This is a prime example of the lack of knowledge of your average FR poster over CFR.
This bill allows issue ads as long as they are paid with soft money, and the source is identified.
Any group can buy issue ads right up until election day. What appears to have changed is advocacy, the ads can't say "Vote for...", "Support ...", in other words, no ads asking you to vote for a specific politician.
So if we jump through the FEC hoops, get the blessing of government and don't really say what we want to explicity say, then we can still make believe that our right to freedom of speech has not been infringed?

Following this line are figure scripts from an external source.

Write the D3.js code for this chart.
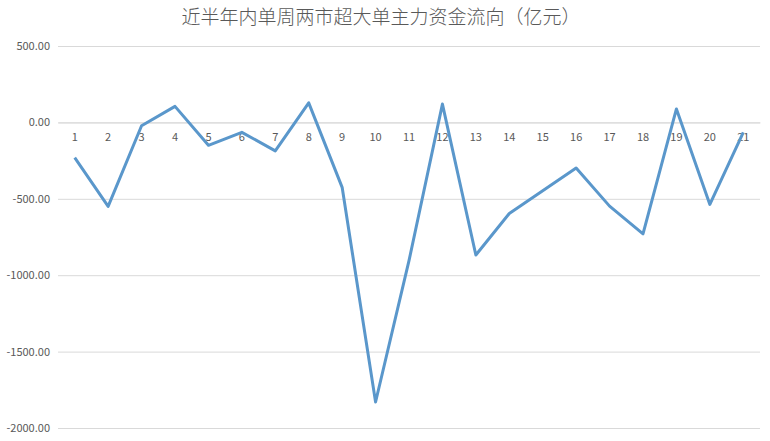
<!DOCTYPE html>
<html>
<head>
<meta charset="utf-8">
<script src="https://cdn.jsdelivr.net/npm/d3@7"></script>
<style>
  body { margin: 0; background: #fff; }
  text { font-family: "Noto Sans CJK SC", "DejaVu Sans", sans-serif; fill: #595959; }
</style>
</head>
<body>
<div id="chart-area"></div>
<script>
// weekly big-order net flow, 100M yuan
const weeks = ['1', '2', '3', '4', '5', '6', '7', '8', '9', '10', '11',
    '12', '13', '14', '15', '16', '17', '18', '19', '20', '21']
const flows = [-230, -550, -22, 105, -150, -65, -186, 128, -425, -1830, -905,
    120, -868, -596, -448, -299, -548, -729, 88, -537, -65]
const yTicks = [500, 0, -500, -1000, -1500, -2000]
const title = '近半年内单周两市超大单主力资金流向（亿元）'

const margin = { left: 58, right: 10, top: 46, bottom: 13 }
const width = 770 - (margin.left + margin.right)
const height = 441 - (margin.top + margin.bottom)

const svg = d3.select('#chart-area').append('svg')
    .attr('width', 770)
    .attr('height', 441)

svg.append('text')
    .attr('x', 381)
    .attr('y', 24)
    .attr('font-size', '19px')
    .attr('font-weight', 300)
    .attr('text-anchor', 'middle')
    .text(title)

const g = svg.append('g')
    .attr('transform', `translate(${margin.left}, ${margin.top})`)

const xScale = d3.scaleBand()
    .domain(weeks)
    .range([0, width])

const yScale = d3.scaleLinear()
    .domain([-2000, 500])
    .range([height, 0])

// gridlines + y labels
const yAxisCall = d3.axisLeft(yScale)
    .tickValues(yTicks)
    .tickSize(-width)
    .tickPadding(8)
    .tickFormat(d => d.toFixed(2))
const yAxis = g.append('g')
    .attr('class', 'y axis')
    .call(yAxisCall)
yAxis.select('.domain').remove()
yAxis.selectAll('line').attr('stroke', '#d9d9d9')
yAxis.selectAll('text')
    .attr('font-size', '11px')
    .attr('fill', '#595959')

// category labels sit under the zero line
const xAxisCall = d3.axisBottom(xScale)
    .tickSize(0)
    .tickPadding(11)
const xAxis = g.append('g')
    .attr('class', 'x axis')
    .attr('transform', `translate(0, ${yScale(0)})`)
    .call(xAxisCall)
xAxis.select('.domain').attr('stroke', '#d9d9d9')
xAxis.selectAll('text')
    .attr('font-size', '11px')
    .attr('fill', '#595959')

const line = d3.line()
    .x((d, i) => xScale(weeks[i]) + xScale.bandwidth() / 2)
    .y(d => yScale(d))

g.append('path')
    .datum(flows)
    .attr('d', line)
    .attr('fill', 'none')
    .attr('stroke', '#5a97cb')
    .attr('stroke-width', 3)
    .attr('stroke-linejoin', 'round')
</script>
</body>
</html>
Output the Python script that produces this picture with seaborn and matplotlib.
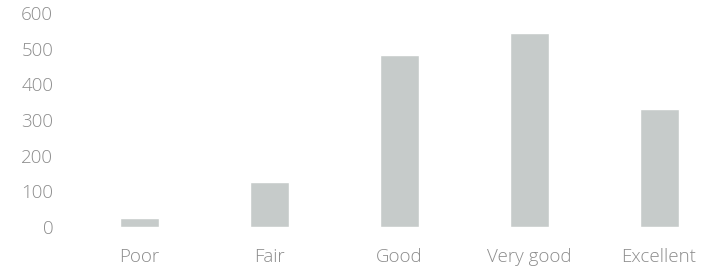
import matplotlib
matplotlib.use("Agg")
import matplotlib.pyplot as plt
import seaborn as sns
import pandas as pd

# Ratings and their counts
ratings = ["Poor", "Fair", "Good", "Very good", "Excellent"]
counts = [24, 125, 483, 546, 332]
y_ticks = [0, 100, 200, 300, 400, 500, 600]

df = pd.DataFrame({"rating": ratings, "count": counts})

sns.set_style("white")
plt.rcParams["font.family"] = ["Open Sans", "DejaVu Sans"]
plt.rcParams["font.weight"] = "light"

text_color = "#8c8c8c"
bar_color = "#c6cbca"

fig = plt.figure(figsize=(7.01, 2.70), dpi=100)
# plot area runs a little past the right edge, as in the cropped scan
ax = fig.add_axes([74 / 701, 0.1604, 627 / 701, 0.7903])

sns.barplot(data=df, x="rating", y="count", ax=ax, color=bar_color,
            width=0.3, saturation=1)

ax.set_xlim(-0.5, -0.5 + 627 / 130)
ax.set_ylim(0, 600)
ax.set_yticks(y_ticks)
ax.set_xlabel("")
ax.set_ylabel("")

for side in ["top", "right", "left", "bottom"]:
    ax.spines[side].set_visible(False)

ax.tick_params(axis="y", length=0, pad=15, labelsize=13.5, labelcolor=text_color)
ax.tick_params(axis="x", length=0, pad=15, labelsize=13.5, labelcolor=text_color)

fig.savefig("out.png", dpi=100, facecolor="white")
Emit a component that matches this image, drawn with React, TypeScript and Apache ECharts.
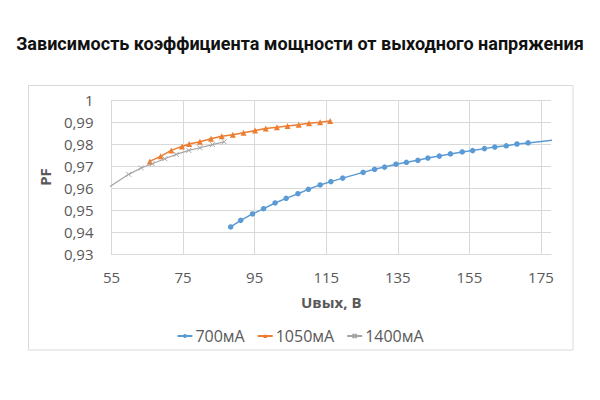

Questions - In the days before an election, while you are trying to get your (diluted and controlled) message out to voters - who or what prevents the local radio or tv or newspaper from NOT running your ad because they say it violates the law? Is this covered in the law? Is there any rememdy if the ad does not get to run? Will the couts be dedicated to answering last minute challenges to ads being denied? Or do they just get lost in the shuffle? Can this decisions be appealed in time?
Do you still not see the infringement?
You got it wrong. The ad must be payed for with "hard" money. Hard money is money that has been paid to a candidate and recorded as such. The effect is such that if you don't support a candidate (or the candidate doesn't support your views) you can't place an ad because the ad must be funded by a candidate that has access to "hard" money.